The allegations suggest that Omnilert and its distributor either concealed these constraints from clients or failed to adequately communicate how restrictive they were during actual emergency scenarios.

Industry Challenges in Weapon Detection AI

The case touches on persistent technical hurdles that plague computer vision applications. Machine learning models trained to identify firearms must balance specificity with sensitivity. Too permissive, and the system generates false alarms that exhaust emergency resources. Too restrictive, and genuine threats go undetected. Environmental factors that humans navigate intuitively, such as shadows, reflections, partial obstruction, and variable lighting, present substantial challenges for neural networks.

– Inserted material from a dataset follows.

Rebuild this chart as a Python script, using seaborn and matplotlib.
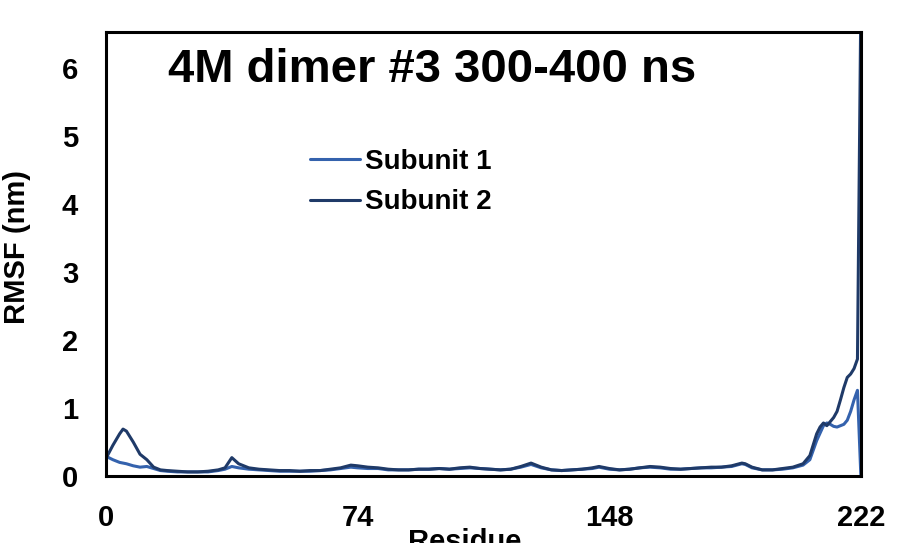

Schools across the United States have increasingly adopted AI-powered monitoring systems as a component of campus security infrastructure. These deployments reflect both genuine concern for student safety and vendor marketing that sometimes overstates technological maturity.

Company Response

Omnilert's co-founder declined to respond to media inquiries about the lawsuit. System Integrations similarly did not provide comment on the allegations. Neither company has filed public statements addressing the specific technical claims or the broader question of whether their systems are suitable for high-stakes security applications.

The legal action arrives as school administrators, policymakers, and parents grapple with fundamental questions about artificial intelligence's role in threat prevention. The case may force the industry to confront whether current detection capabilities are being represented accurately to institutions relying on them to protect students.